Pickens was a member of the military in active service. Decisions relating to civilian employees of the Army, members of families of military personnel stationed overseas or discharged soldiers are not in point. Recognizing that the jurisdiction of military tribunals must be narrowly restricted in peace time, we are impelled to the conclusion that the military has jurisdiction over its members in active service. This is essential to the exercise of disciplinary control. Pickens had the burden of claiming his exemption. The failure of Pickens to claim the right does not destroy the power of the board to induct. After induction, Pickens could have applied for release on the grounds of erroneous induction. Having failed both to claim exemption at the time of induction and to utilize the administrative procedure available to obtain release after induction, Pickens may not assert his claimed right for the first time on this application for habeas corpus.

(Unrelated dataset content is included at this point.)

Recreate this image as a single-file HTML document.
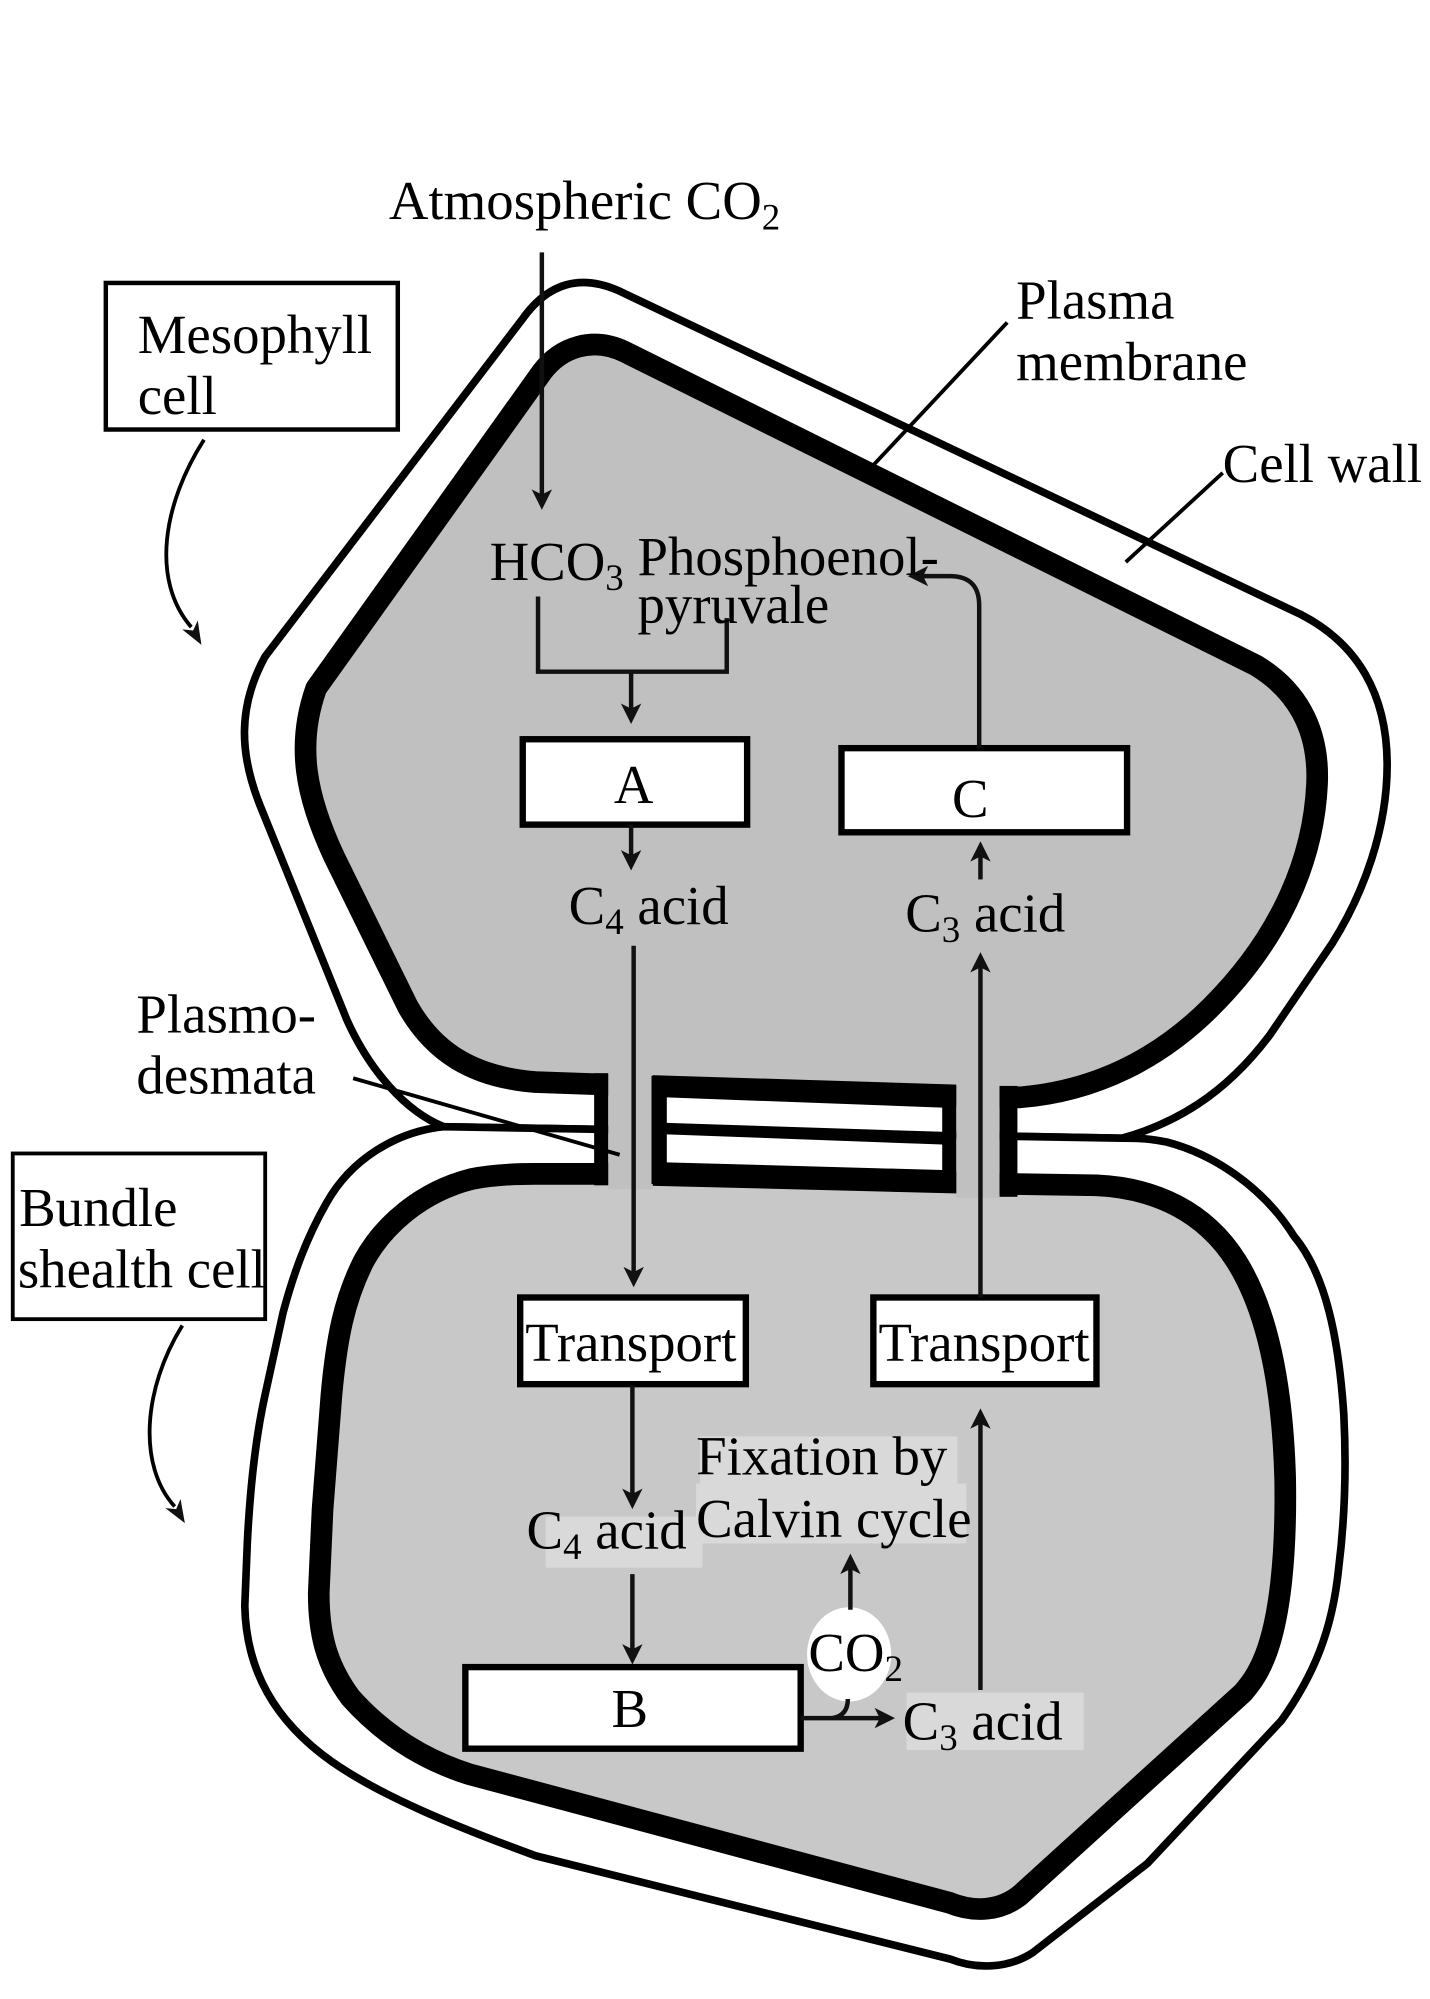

See Grisham v. Hagan, 361 U.S. 278, 80 S.Ct. 310, 4 L.Ed.2d 279; McElroy v. United States ex rel. Guagliardo, 361 U.S. 281, 80 S.Ct. 305, 4 L.Ed.2d 282; Kinsella v. United States ex rel. Singleton, 361 U.S. 234, 80 S.Ct. 297, 4 L.Ed.2d 268; and United States ex rel. Toth v. Quarles, 350 U.S. 11, 76 S.Ct. 1, 100 L. Ed. 8.
Counsel argues that Pickens did not know of his right and hence could not have knowingly waived it. A short answer is that the petition for habeas corpus alleges neither lack of knowledge nor failure of the local board to make the right known.
Army Regulation 615-635 issued by the Department of the Army on October 13, 1953, 32 C.F.R. § 582.3.